Not until 1290 was the cornerstone laid, but soon the old basilica began to acquire a whole new gothic appearance, which blended Byzantine and northern elements and softened them into the so-called Italian Gothic style, of which the cathedral of Orvieto is a prime example.  Still, as so often happens in Italy, no one is entirely certain who the author was.  The prevailing opinion is that it was a rather obscure monk named Fra' Bevignate da Perugia, but many scholars think he was merely executing plans drawn up much earlier by the great Florentine architect Arnolfo di Cambio.

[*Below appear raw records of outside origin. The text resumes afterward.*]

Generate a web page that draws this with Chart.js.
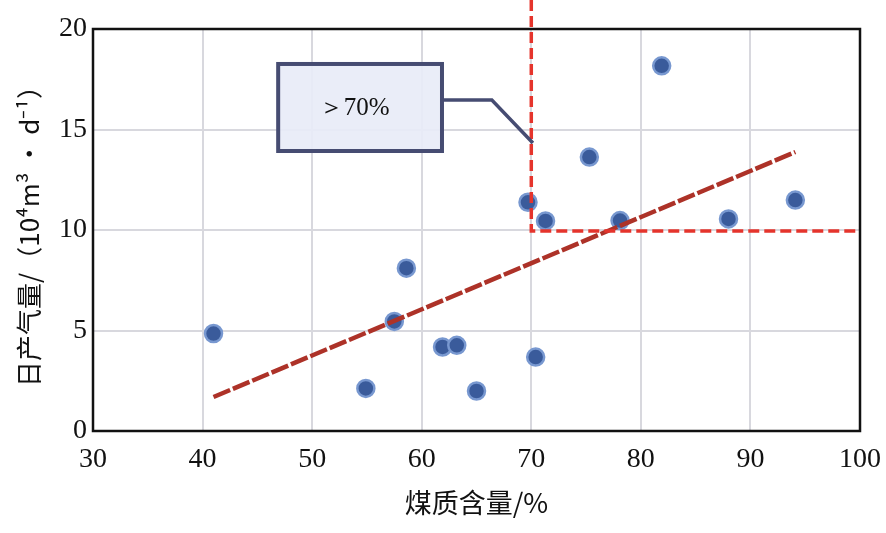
<!DOCTYPE html>
<html>
<head>
<meta charset="utf-8">
<script src="https://cdn.jsdelivr.net/npm/chart.js@4.4.0/dist/chart.umd.min.js"></script>
<style>
  html, body { margin: 0; padding: 0; background: #fff; }
  #wrap { width: 886px; height: 533px; }
</style>
</head>
<body>
<div id="wrap"><canvas id="gasChart" width="886" height="533"></canvas></div>
<script>
// coal quality content (%) vs daily gas production (10^4 m3/d)
const coalContent = [41.0, 54.9, 57.5, 58.6, 61.9, 63.2, 65.0, 69.7, 70.4, 71.3, 75.3, 78.1, 81.9, 88.0, 94.1];
const dailyGas = [4.85, 2.12, 5.45, 8.1, 4.18, 4.26, 1.99, 11.38, 3.68, 10.45, 13.63, 10.47, 18.17, 10.55, 11.49];

// fitted trend line end points
const trendX = [41.0, 94.1];
const trendY = [1.69, 13.88];

// threshold lines
const thresholdX = 70;
const thresholdY = 9.95;
const calloutText = '＞70%';

const xTicks = [30, 40, 50, 60, 70, 80, 90, 100];
const yTicks = [0, 5, 10, 15, 20];

const serif = '"Liberation Serif", "DejaVu Serif", serif';
const cjk = '"Noto Sans CJK SC", sans-serif';

const overlay = {
  id: 'overlay',
  afterDatasetsDraw(chart) {
    const { ctx, chartArea: a, scales: { x, y } } = chart;
    ctx.save();

    // red threshold lines
    ctx.strokeStyle = '#e5342c';
    ctx.lineWidth = 3.5;
    ctx.setLineDash([11, 5]);
    ctx.beginPath();
    ctx.moveTo(x.getPixelForValue(thresholdX), 0);
    ctx.lineTo(x.getPixelForValue(thresholdX), y.getPixelForValue(thresholdY));
    ctx.lineTo(x.getPixelForValue(100), y.getPixelForValue(thresholdY));
    ctx.stroke();
    ctx.setLineDash([]);

    // callout box and leader
    const bx0 = x.getPixelForValue(46.9), bx1 = x.getPixelForValue(61.85);
    const by0 = y.getPixelForValue(18.26), by1 = y.getPixelForValue(13.93);
    ctx.strokeStyle = '#464c72';
    ctx.lineWidth = 3.5;
    ctx.beginPath();
    ctx.moveTo(bx1, y.getPixelForValue(16.47));
    ctx.lineTo(x.getPixelForValue(66.4), y.getPixelForValue(16.47));
    ctx.lineTo(x.getPixelForValue(70.15), y.getPixelForValue(14.33));
    ctx.stroke();
    ctx.fillStyle = 'rgba(232, 236, 247, 0.92)';
    ctx.fillRect(bx0, by0, bx1 - bx0, by1 - by0);
    ctx.lineWidth = 4;
    ctx.strokeRect(bx0, by0, bx1 - bx0, by1 - by0);
    ctx.fillStyle = '#111';
    ctx.font = '25px ' + serif;
    ctx.textAlign = 'center';
    ctx.textBaseline = 'middle';
    ctx.fillText(calloutText, (bx0 + bx1) / 2 - 6, (by0 + by1) / 2 + 1);

    // frame
    ctx.strokeStyle = '#111';
    ctx.lineWidth = 2.5;
    ctx.strokeRect(a.left, a.top, a.right - a.left, a.bottom - a.top);
    ctx.restore();
  }
};

new Chart(document.getElementById('gasChart'), {
  type: 'scatter',
  data: {
    datasets: [
      {
        type: 'line',
        data: trendX.map((v, i) => ({ x: v, y: trendY[i] })),
        borderColor: '#ad3228',
        borderWidth: 4.5,
        borderDash: [18, 3],
        pointRadius: 0,
        fill: false,
        order: 0
      },
      {
        data: coalContent.map((v, i) => ({ x: v, y: dailyGas[i] })),
        backgroundColor: '#3a5b9b',
        borderColor: '#7898d0',
        borderWidth: 2.5,
        pointRadius: 8.5,
        order: 1
      }
    ]
  },
  options: {
    responsive: false,
    animation: false,
    layout: { padding: { top: 29, right: 26, left: 0, bottom: 0 } },
    plugins: { legend: { display: false }, tooltip: { enabled: false } },
    scales: {
      x: {
        type: 'linear',
        min: 30, max: 100,
        afterBuildTicks: s => { s.ticks = xTicks.map(v => ({ value: v })); },
        afterFit: s => { s.height = 102; s.paddingLeft = 0; s.paddingRight = 0; },
        grid: { color: '#d8d8de', lineWidth: 2, drawTicks: false },
        border: { display: false },
        ticks: { color: '#111', font: { family: serif, size: 28 }, padding: 12 },
        title: { display: true, text: '煤质含量/%', color: '#111', font: { family: cjk, size: 27 }, padding: { top: 0, bottom: 14 } }
      },
      y: {
        min: 0, max: 20,
        afterBuildTicks: s => { s.ticks = yTicks.map(v => ({ value: v })); },
        afterFit: s => { s.width = 93; s.paddingTop = 0; s.paddingBottom = 0; },
        grid: { color: '#d8d8de', lineWidth: 2, drawTicks: false },
        border: { display: false },
        ticks: { color: '#111', font: { family: serif, size: 28 }, padding: 6 },
        title: { display: true, text: '日产气量/（10⁴m³ • d⁻¹）', color: '#111', font: { family: cjk, size: 26 }, padding: { top: 14, bottom: 0 } }
      }
    }
  },
  plugins: [overlay]
});
</script>
</body>
</html>
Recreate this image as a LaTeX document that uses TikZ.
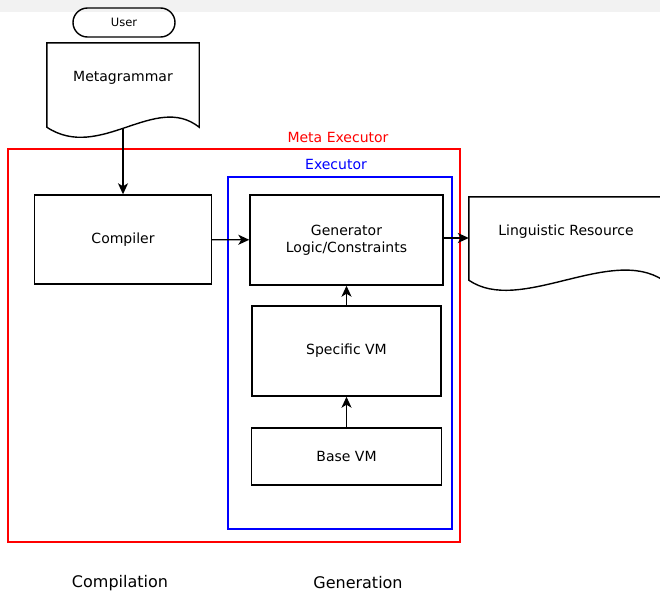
\documentclass[tikz,border=0pt]{standalone}
\usepackage{fontspec}
\setmainfont{DejaVu Sans}
\usetikzlibrary{positioning, arrows.meta, calc, shapes.misc}

\tikzset{
  block/.style={draw, line width=1.4pt, inner sep=0pt, align=center},
  paper/.style={inner sep=0pt, align=center},
  frame/.style={line width=1.4pt},
  caption/.style={inner sep=0pt, font=\fontsize{16}{19}\selectfont},
  flow/.style={line width=1.4pt, -{Stealth[length=11pt, width=10pt, inset=3pt]}},
}

\begin{document}
\begin{tikzpicture}[x=1pt, y=-1pt, font=\fontsize{14}{17}\selectfont, node distance=100pt, on grid]
   \clip (0,0) rectangle (660,592);
   \fill[black!5] (0,0) rectangle (660,12);

   % input side
   \node[block, rounded rectangle, minimum width=102pt, minimum height=29pt,
         font=\fontsize{11.5}{14}\selectfont] (user) at (124,22.5) {User};
   \node[paper, minimum width=152pt, minimum height=70pt] (meta) at (123,78) {Metagrammar};
   \draw[frame] (meta.north west) -- (meta.north east) -- ($(meta.south east)+(0,14)$)
      .. controls +(-44,-35) and +(53,35) .. ($(meta.south west)+(0,14)$) -- cycle;
   \coordinate (meta tail) at ($(meta.south)+(0,15)$);

   % the two executor frames
   \draw[frame, red] (8,149) rectangle (460,542);
   \draw[frame, blue] (228,177) rectangle (452,529);
   \node[red] (metaexec) at (338,137) {Meta Executor};
   \node[blue] (exec) at (336,164) {Executor};

   % compilation and generation blocks
   \node[block, minimum width=177pt, minimum height=89pt] (compiler) at (123,239.5) {Compiler};
   \node[block, minimum width=193pt, minimum height=90pt] (gen) at (346.5,240) {Generator\\Logic/Constraints};
   \node[block, minimum width=189pt, minimum height=90pt] (spec) [below=111pt of gen] {Specific VM};
   \node[block, minimum width=190pt, minimum height=57pt] (base) [below=105.5pt of spec] {Base VM};

   % output document
   \node[paper, minimum width=194pt, minimum height=70pt] (ling) at (566,232) {Linguistic Resource};
   \draw[frame] (ling.north east) -- (ling.north west) -- ($(ling.south west)+(0,13)$)
      .. controls +(51,35) and +(-53,-35) .. ($(ling.south east)+(0,13)$) -- cycle;

   % phase captions
   \node[caption] (compilation) at (120,583) {Compilation};
   \node[caption] (generation) at (358,583) {Generation};

   \draw[flow] (meta tail) -- (meta tail |- compiler.north);
   \draw[flow] (compiler) -- (gen);
   \draw[flow] (base) -- (spec);
   \draw[flow] (spec) -- (gen);
   \draw[flow] (gen.east) ++(0,-2) coordinate (gen out) -- (gen out -| ling.west);
\end{tikzpicture}
\end{document}
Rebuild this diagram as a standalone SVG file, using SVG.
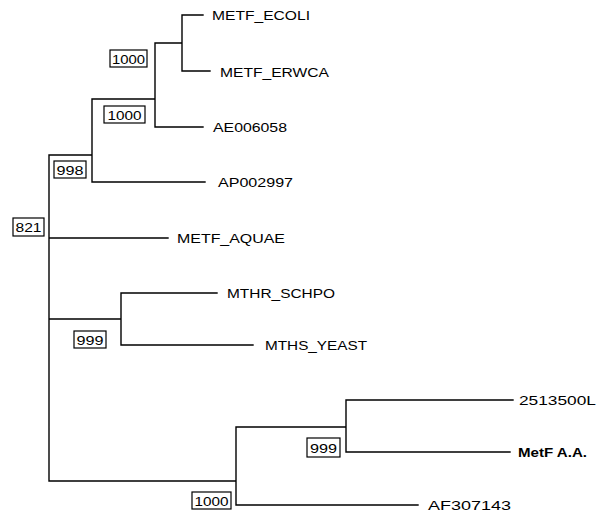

Perhaps it is irrelevant to try to link one name to this magnificent sanctuary, which took well over two centuries to reach its greatest splendour. Visitors to Orvieto stroll down narrow medieval alleyways and suddenly find themselves face to face with this astounding façade, which soars seven stories into the sky.  Begun by Lorenzo Maitani in the year 1300, it took more than 100 years to complete.  It might be hard to imagine that behind the incredibly ornate façade of the church lurks this simple oblong structure.   No one knows who designed it, but the horizontal stripes of black and white marble, the bifore windows and the external niches all suggest that the Florentine architect Arnolfo di Cambio drew up the original plans.

It might be hard to imagine that behind the incredibly ornate façade of the church lurks this simple oblong structure. No one knows who designed it, but the horizontal stripes of black and white marble, the bifore windows and the external niches all suggest that the Florentine architect Arnolfo di Cambio drew up the original plans.


Photos of the interior is forbidden.  The Capella di San Brizio really does take your breath away, tucked away in the corner.

The room is full of gold and amazing frescoes and murals.  It was painted around 1499 by Luca Signorelli, and is said to be the piece that inspired Michelangelo to paint the Sistine Chapel. There is some argument that this piece is just as beautiful, if not more.  It is quite an amazing sight.